The thing about the in-country units, was actually a form of training - you want each unit to know how to accomplish the entire task. Sure you could use the previous work, but then the incoming unit would not know how to do it. Plus it keeps the incoming unit busy, and everyone, and everything else associated with it, both busy, and in practice.

A unit commander has a big problem: how do I keep my soldiers both busy and trained. The simplest way to do that is to make them redo things someone else already did.

Try looking at all the inefficiency in this light, and it will all make sense.

PS. Were you ever a commander/officer (not sure of the right term)? Or did you ever keep children occupied in the summer?

2 comments

The loading/unloading was a form of exercise.
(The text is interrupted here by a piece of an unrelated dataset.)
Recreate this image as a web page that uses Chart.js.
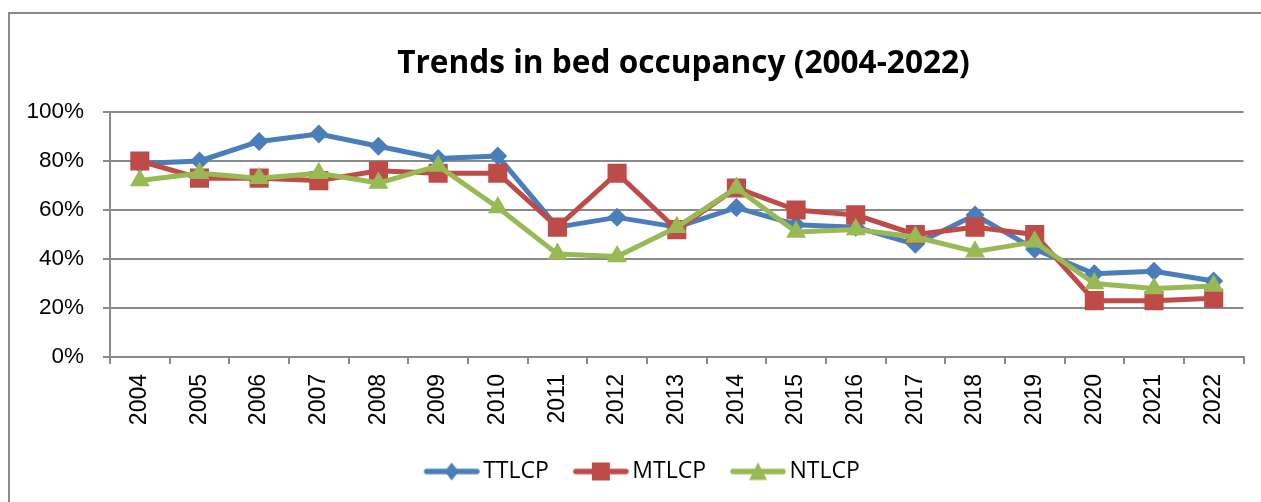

Uh, no, this was a war-time example. So were my notes about "incoming Units". When we were relieved in Afghanistan, our work was pretty much thrown out, despite the fact that we'd had the most successful deployment (in terms of native opinion improvements, processes improved, etc.) of that theater in years (for our AOR anyway).

While I appreciate the logic of your argument in theory, I assure you, there is no such thing as a "magic efficiency button", which any actual soldier will tell you (or rant to you about) for hours ;)

But why not make them do productive things? If The People are investing in "a bunch of buff guys with guns that can take orders well and haul ass", then they should just be able to rent them out in peacetime to, well, take orders and haul ass (but not with guns, hopefully.) The military should be making money for the government during peace time to offset the resource usage during wars.
Soldiers are not machines which can be programmed once and then retain their skill set indefinitely. All that peace time is spent gaining additional training and maintaining readiness for a time of war. Not off helping unload water trucks or something.

It's interesting to read the thoughts from people on HN, RE the military, because they are almost universally preposterous.

I never said they shouldn't be "gaining additional training and maintaining readiness for a time of war." I just think there are more productive ways to do that. Have the engineers do civil projects; have the infantry work as policemen, or firefighters; have the officers work in management of various companies. Basically, keep them integrated into society.

I wouldn't trust my life to a general who hadn't also successfully run a company full of people who didn't care what he thought and quit when he did something stupid. You may be an experienced military X, but you'd probably be a better X if you also knew how to do X as a civilian. In fact, you'd better be ready to do X as a civilian when your service is terminated, however that may happen.

I would imagine the skillsets for making money and targeted distruction are very different.